On the final day of 2020, the New Jersey Devils held their first training camp to kick off their new season. Aside from the team trying to get back into the swing of things, training camp allows for the media to ask any questions to a respective player or coach. When sophomore year player, Jack Hughes, stepped up to the podium, there was definitely a lot for him to elaborate on. This is mainly due to his lackluster performance from the previous year, and also factors surrounding the Devils organization.
Where Did the Questions About Hughes Originate?
Prior to the 2019 NHL Entry Draft, in which Hughes was selected first overall, scouts were raving about Hughes’ playmaking ability to go along with his tremendous acceleration, agility, and elusiveness. Despite his 5-foot-10 stature and lightweight of 170 pounds, he was able to use his high hockey IQ to his advantage. This gave him the ability to beat most of his opponents in a one-on-one matchup and helped strengthen his skating skill and strategic sensibilities to an elite-level status.

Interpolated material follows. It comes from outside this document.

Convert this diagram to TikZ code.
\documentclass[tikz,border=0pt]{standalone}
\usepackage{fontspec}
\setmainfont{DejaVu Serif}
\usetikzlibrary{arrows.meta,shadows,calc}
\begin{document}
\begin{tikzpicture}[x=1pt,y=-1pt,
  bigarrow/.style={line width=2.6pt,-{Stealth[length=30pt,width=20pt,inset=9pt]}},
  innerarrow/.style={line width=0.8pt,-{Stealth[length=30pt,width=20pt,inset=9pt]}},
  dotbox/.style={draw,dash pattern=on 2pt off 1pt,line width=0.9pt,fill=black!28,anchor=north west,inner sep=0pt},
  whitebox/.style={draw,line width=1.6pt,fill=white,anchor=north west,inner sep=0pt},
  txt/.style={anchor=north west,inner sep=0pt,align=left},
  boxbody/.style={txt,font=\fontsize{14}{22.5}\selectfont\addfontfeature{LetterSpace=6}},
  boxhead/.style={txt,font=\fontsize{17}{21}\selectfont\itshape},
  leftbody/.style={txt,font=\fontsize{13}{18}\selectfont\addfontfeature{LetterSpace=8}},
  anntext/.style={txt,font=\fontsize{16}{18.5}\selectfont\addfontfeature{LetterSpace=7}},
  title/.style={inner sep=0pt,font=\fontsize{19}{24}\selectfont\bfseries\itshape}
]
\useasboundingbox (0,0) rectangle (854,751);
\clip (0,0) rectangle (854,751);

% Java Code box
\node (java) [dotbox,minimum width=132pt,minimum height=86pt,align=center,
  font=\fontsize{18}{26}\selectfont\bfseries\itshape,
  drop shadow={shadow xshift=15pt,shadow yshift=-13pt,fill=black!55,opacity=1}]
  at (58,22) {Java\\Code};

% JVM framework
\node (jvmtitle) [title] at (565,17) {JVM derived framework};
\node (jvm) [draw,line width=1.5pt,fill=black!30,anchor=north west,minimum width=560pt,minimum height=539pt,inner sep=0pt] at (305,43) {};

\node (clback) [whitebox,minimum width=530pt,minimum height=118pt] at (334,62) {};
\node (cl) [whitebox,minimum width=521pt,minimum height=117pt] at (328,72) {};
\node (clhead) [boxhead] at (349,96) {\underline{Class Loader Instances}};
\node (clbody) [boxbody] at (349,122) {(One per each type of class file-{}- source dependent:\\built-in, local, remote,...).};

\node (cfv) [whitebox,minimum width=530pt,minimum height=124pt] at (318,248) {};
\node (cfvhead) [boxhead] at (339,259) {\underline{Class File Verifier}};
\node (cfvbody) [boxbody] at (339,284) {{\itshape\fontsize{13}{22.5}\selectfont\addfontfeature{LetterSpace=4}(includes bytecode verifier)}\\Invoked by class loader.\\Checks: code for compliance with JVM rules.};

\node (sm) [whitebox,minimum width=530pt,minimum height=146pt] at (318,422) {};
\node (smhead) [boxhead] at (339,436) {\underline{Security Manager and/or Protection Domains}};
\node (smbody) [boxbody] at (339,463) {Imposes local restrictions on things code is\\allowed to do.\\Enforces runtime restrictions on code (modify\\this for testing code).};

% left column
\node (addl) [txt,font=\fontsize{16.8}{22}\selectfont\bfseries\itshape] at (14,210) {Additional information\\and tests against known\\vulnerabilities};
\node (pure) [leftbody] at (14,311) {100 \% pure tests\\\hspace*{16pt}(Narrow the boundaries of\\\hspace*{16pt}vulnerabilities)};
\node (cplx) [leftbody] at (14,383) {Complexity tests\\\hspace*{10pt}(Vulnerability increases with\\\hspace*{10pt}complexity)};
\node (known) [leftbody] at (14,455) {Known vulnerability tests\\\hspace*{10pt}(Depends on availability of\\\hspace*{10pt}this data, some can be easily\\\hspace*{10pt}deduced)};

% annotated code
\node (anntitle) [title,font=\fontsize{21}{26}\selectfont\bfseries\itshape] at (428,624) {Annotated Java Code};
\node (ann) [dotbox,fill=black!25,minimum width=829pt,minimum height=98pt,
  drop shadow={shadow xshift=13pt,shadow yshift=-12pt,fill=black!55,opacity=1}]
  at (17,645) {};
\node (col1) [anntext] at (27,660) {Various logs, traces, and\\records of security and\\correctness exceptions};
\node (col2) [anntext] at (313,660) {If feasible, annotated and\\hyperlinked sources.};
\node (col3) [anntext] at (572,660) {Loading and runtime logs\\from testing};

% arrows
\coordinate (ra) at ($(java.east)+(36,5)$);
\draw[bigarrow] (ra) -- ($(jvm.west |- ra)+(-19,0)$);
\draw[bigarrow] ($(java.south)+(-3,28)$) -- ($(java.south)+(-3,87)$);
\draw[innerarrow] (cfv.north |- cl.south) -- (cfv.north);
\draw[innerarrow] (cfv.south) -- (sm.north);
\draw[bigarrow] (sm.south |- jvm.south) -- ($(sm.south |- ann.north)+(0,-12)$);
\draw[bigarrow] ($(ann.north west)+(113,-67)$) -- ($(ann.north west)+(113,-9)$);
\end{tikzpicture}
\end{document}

It’s safe to say that the Devils organization had high hopes for Hughes. However, he greatly underachieved in the 61 games he appeared in. Hughes scored only 7 goals with 14 assists for a grand total of 21 points. To put these numbers into a better perspective, his expected production was far below Hischier’s rookie year performance (82 games played, 20 goals, 32 assist, 52 points).

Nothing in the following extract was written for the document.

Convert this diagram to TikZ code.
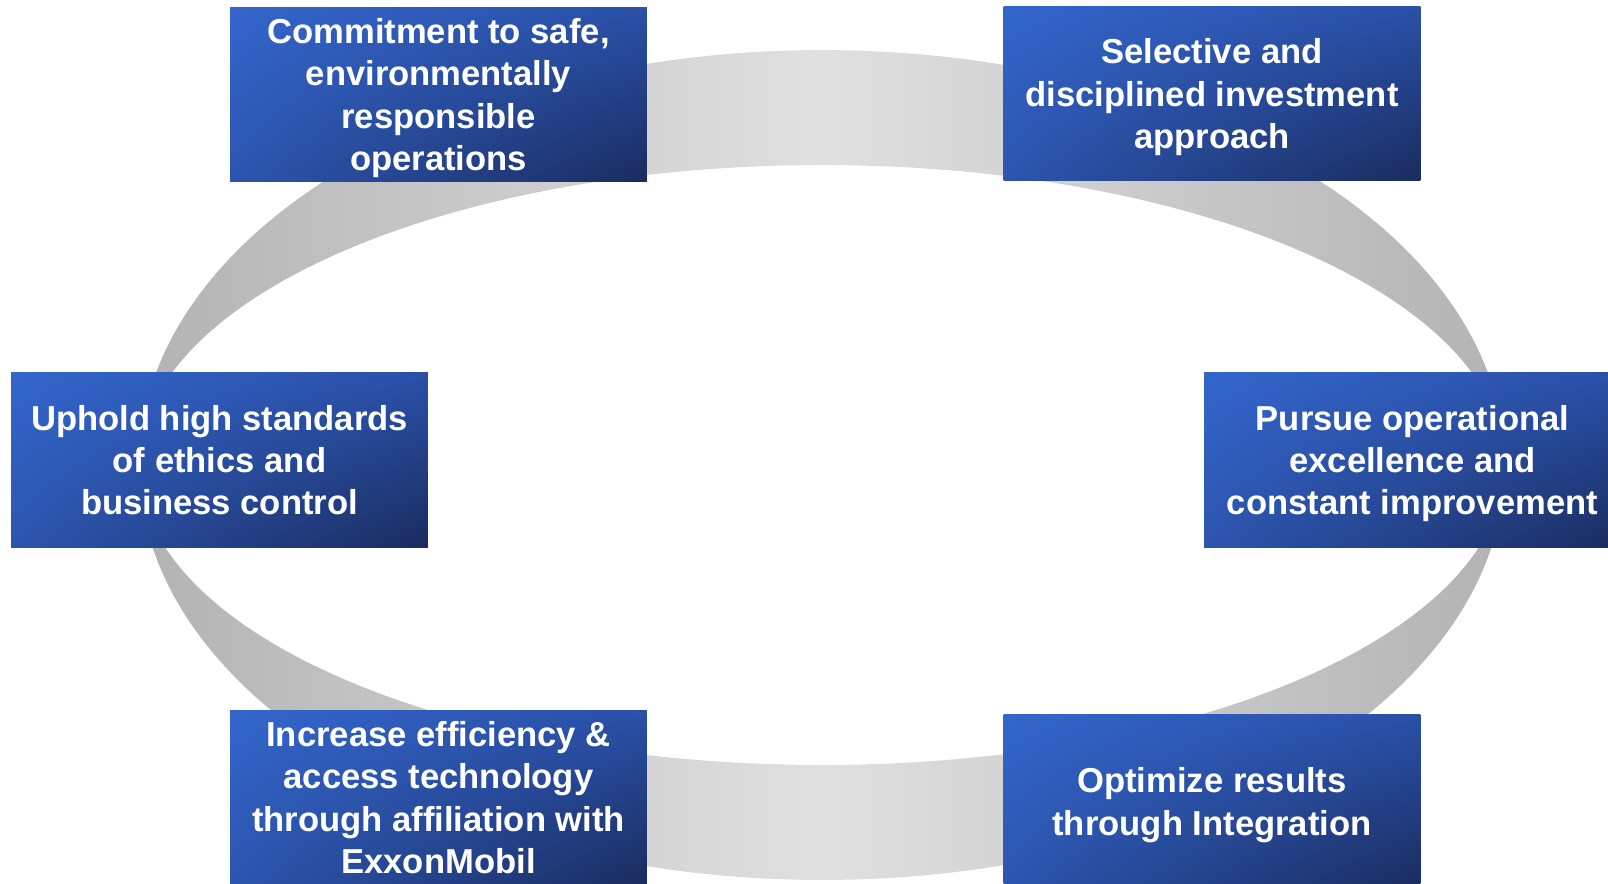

To be fair, Hughes’ linemates, paired mostly with Wayne Simmonds and Miles Wood, certainly didn’t help his chances of performing better, but that’s still not much of an excuse. Because from a statistical standpoint, Hughes’ rookie numbers are the worst stats put up by a first overall selected forward since Joe Thornton in 1997 (55 games played, 3 goals, 4 assists, 7 points).
What Has Changed?
Hughes has stated in a past interview that his hockey idol is Patrick Kane (3x Stanley Cup Winner for the Chicago Blackhawks). Similar to Hughes, Kane is also a former first overall pick (2007), posses a similar body stature, and is also an American player. However, their skill sets are clearly different, as proven by Kane’s personal rookie season and beyond, because he was able to find alternative methods to cancel out his small frame and become successful. The same could not be said for Hughes, so it was obviously time for a change.

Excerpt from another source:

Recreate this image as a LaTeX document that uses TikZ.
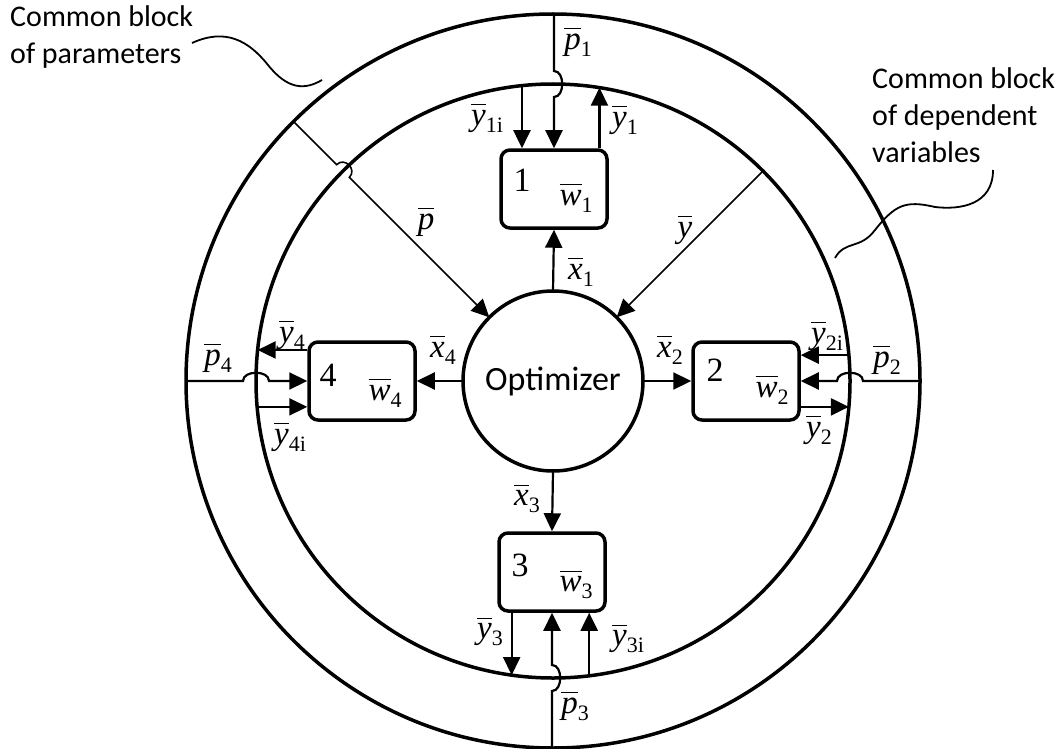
\documentclass[tikz,border=0pt]{standalone}
\usepackage{fontspec}
\setmainfont{Liberation Serif}
\newfontfamily\carlito{Carlito}
\usetikzlibrary{arrows.meta,calc}
\newcommand\ovb[1]{\vbox{\hrule height 1.5pt\kern4.5pt\hbox{#1}}}
\newcommand\vl[2]{\fontsize{33}{33}\selectfont\ovb{\itshape #1}\raisebox{-7pt}{\fontsize{22}{22}\selectfont #2}}
\newcommand\vlz[1]{\fontsize{33}{33}\selectfont\ovb{\itshape #1}}
\tikzset{
 ring/.style={circle, draw, line width=3.5pt, outer sep=0pt, inner sep=0pt},
 blk/.style={draw, rounded corners=9pt, line width=3.5pt, minimum width=106pt, minimum height=78pt, inner sep=0pt},
 arr/.style={line width=2.2pt, -{Triangle[length=18pt,width=17pt]}},
 darr/.style={line width=1.6pt, -{Triangle[length=18pt,width=17pt]}},
 wire/.style={line width=1.8pt},
 lbl/.style={inner sep=0pt},
 num/.style={inner sep=0pt, font=\fontsize{34}{34}\selectfont},
 note/.style={inner sep=0pt, align=left, anchor=north west, font=\carlito\fontsize{30}{37}\selectfont},
}
\begin{document}
\begin{tikzpicture}[x=1pt,y=-1pt]
\useasboundingbox (0,0) rectangle (1062,749);
\coordinate (c) at (553,381);
\node[ring, minimum size=734pt] (outer) at (c) {};
\node[ring, minimum size=594pt] (inner) at (c) {};
\node[ring, minimum size=180pt, font=\carlito\fontsize{34}{34}\selectfont] (opt) at (c) {Optimizer};
% blocks
\node[blk] (b1) at (554,189) {};
\node[blk] (b2) at (746,381) {};
\node[blk] (b3) at (552,572) {};
\node[blk] (b4) at (362,381) {};
\node[num] (n1) at (522,180) {1};
\node[num] (n2) at (715,370) {2};
\node[num] (n3) at (520,565) {3};
\node[num] (n4) at (328,375) {4};
\node[lbl] (w1) at (576,198) {\vl{w}{1}};
\node[lbl] (w2) at (772,390) {\vl{w}{2}};
\node[lbl] (w3) at (576,585) {\vl{w}{3}};
\node[lbl] (w4) at (385,393) {\vl{w}{4}};
% optimizer to blocks
\draw[arr] (opt.north) -- (b1.south);
\draw[arr] (opt.east) -- (b2.west);
\draw[arr] (opt.south) -- (b3.north);
\draw[arr] (opt.west) -- (b4.east);
% block 1
\draw[arr] (inner.96.96) -- (inner.96.96 |- b1.north);
\draw[arr] (inner.81.68 |- b1.north) -- (inner.81.68);
\coordinate (p1a) at ($(b1.north |- inner.90)+(0,-13)$);
\coordinate (p1b) at ($(b1.north |- inner.90)+(0,13)$);
\draw[arr] (b1.north |- outer.90) -- (p1a) .. controls ($(p1a)+(11,0)$) and ($(p1b)+(11,0)$) .. (p1b) -- (b1.north);
% block 3
\draw[arr] (inner.262.45 |- b3.south) -- (inner.262.45);
\draw[arr] (inner.277.74) -- (inner.277.74 |- b3.south);
\coordinate (p3a) at ($(b3.south |- inner.270)+(0,13)$);
\coordinate (p3b) at ($(b3.south |- inner.270)+(0,-13)$);
\draw[arr] (b3.south |- outer.270) -- (p3a) .. controls ($(p3a)+(11,0)$) and ($(p3b)+(11,0)$) .. (p3b) -- (b3.south);
% block 4
\draw[arr] (b4.west |- inner.174.78) -- (inner.174.78);
\draw[arr] (inner.185.6) -- (b4.west |- inner.185.6);
\coordinate (p4a) at ($(inner.180)+(-13,0)$);
\coordinate (p4b) at ($(inner.180)+(13,0)$);
\draw[arr] (outer.180) -- (p4a) .. controls ($(p4a)+(0,-11)$) and ($(p4b)+(0,-11)$) .. (p4b) -- (b4.west);
% block 2
\draw[arr] (inner.5.8) -- (b2.east |- inner.5.8);
\draw[arr] (b2.east |- inner.355.17) -- (inner.355.17);
\coordinate (p2a) at ($(inner.0)+(13,0)$);
\coordinate (p2b) at ($(inner.0)+(-13,0)$);
\draw[arr] (outer.0) -- (p2a) .. controls ($(p2a)+(0,-11)$) and ($(p2b)+(0,-11)$) .. (p2b) -- (b2.east);
% diagonals
\coordinate (ja) at ($(inner.135)!9pt!(outer.135)$);
\coordinate (jb) at ($(inner.135)!9pt!(opt.135)$);
\draw[darr] (outer.135) -- (ja) .. controls ($(ja)+(8,-8)$) and ($(jb)+(8,-8)$) .. (jb) -- (opt.135);
\draw[darr] (inner.45) -- (opt.45);
% labels
\node[lbl] (lp1) at (578,42) {\vl{p}{1}};
\node[lbl] (ly1i) at (487,118) {\vl{y}{1i}};
\node[lbl] (ly1) at (625,120) {\vl{y}{1}};
\node[lbl] (lp) at (426,222) {\vlz{p}};
\node[lbl] (ly) at (685,230) {\vlz{y}};
\node[lbl] (lx1) at (581,272) {\vl{x}{1}};
\node[lbl] (lx4) at (443,350) {\vl{x}{4}};
\node[lbl] (lx2) at (670,350) {\vl{x}{2}};
\node[lbl] (lx3) at (527,499) {\vl{x}{3}};
\node[lbl] (ly4) at (292,335) {\vl{y}{4}};
\node[lbl] (lp4) at (218,358) {\vl{p}{4}};
\node[lbl] (ly4i) at (290,437) {\vl{y}{4i}};
\node[lbl] (ly2i) at (827,336) {\vl{y}{2i}};
\node[lbl] (lp2) at (887,360) {\vl{p}{2}};
\node[lbl] (ly2) at (819,430) {\vl{y}{2}};
\node[lbl] (ly3) at (490,632) {\vl{y}{3}};
\node[lbl] (ly3i) at (628,639) {\vl{y}{3i}};
\node[lbl] (lp3) at (575,706) {\vl{p}{3}};
% callouts
\node[note] (cbp) at (10,5) {Common block\\of parameters};
\node[note] (cbd) at (872,67) {Common block\\of dependent\\variables};
\coordinate (k1) at (192,43);
\coordinate (k2) at (322,80);
\draw[wire] (k1) .. controls (225,28) and (248,40) .. (268,65) .. controls (288,90) and (305,90) .. (k2);
\coordinate (k3) at (993,170);
\coordinate (k4) at (835,258);
\draw[wire] (k3) .. controls (993,205) and (960,210) .. (935,207) .. controls (905,200) and (895,205) .. (875,230) .. controls (860,250) and (845,240) .. (k4);
\end{tikzpicture}
\end{document}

The first step to a redemptive year is to make drastic changes in order to see drastic results. During his training camp interview, Hughes revealed that he had gained 14 pounds of muscle during the lengthened offseason:
I made eating my job this summer…We didn’t know when we were going to come back and play so for a lot of months, it was more me taking care of me, and working on my game. Getting bigger, getting stronger, just developing my game, and becoming a better player.
This type of act from Hughes not only shows a sense of willingness to get better, but it also demonstrates a tremendous amount of maturity from him as well. As demonstrated during the course of the season, Hughes was sometimes easily pushed off the puck by his opponents. It got to the point where fans and media members started to suggest that he gain anywhere from 15-20 pounds in order to be effective and show improvement.
With Hughes realizing that he could help better the team for their future, he took the criticisms to heart, and just set himself up to have a bigger impact on the ice–both figuratively and literally.
Time to Shine?
Sometimes self-confidence is the key to anyone’s success, and Hughes certainly doesn’t lack any of it. Adding on to his training camp interview he stated, “I’m excited to have a breakout year.” If he is able to back up his claim and play well, along with Hischier’s impressive two-way play development, then these two can be great centerpieces down the middle for the Devils for years to come.
However, that dynamic duo dream might have to wait a bit longer. Because, earlier this month, Hischier suffered a leg injury during a workout in his homeland of Switzerland. The Devils considered the length of his injury to be week-to-week, and he will obviously miss the rest of training camp. With the regular season set to start on Jan. 14 against the Boston Bruins, Hischier is marked as doubtful.
With his level of play rising since entering the league in 2017, to go along with him possibly becoming the new head captain for the organization, any loss of time is significant. Also, it certainly doesn’t help that Jesper Bratt is out for the foreseeable future, due to contract negotiations. So, it will be up to Hughes to help fill the void at center temporarily.
Unlike the young Auston Matthews (2016 first overall selection), who lit the world on fire with his scoring ability during his rookie year, Hughes is still navigating the world of elite play and remains a player of full potential and hope. Luckily, there has been a history of players who have bounced back after less-than-stellar rookie seasons. If nothing else, he will adapt to new models and expedite his development this upcoming year. I am looking forward to his sophomore year campaign for the 2020-21 season.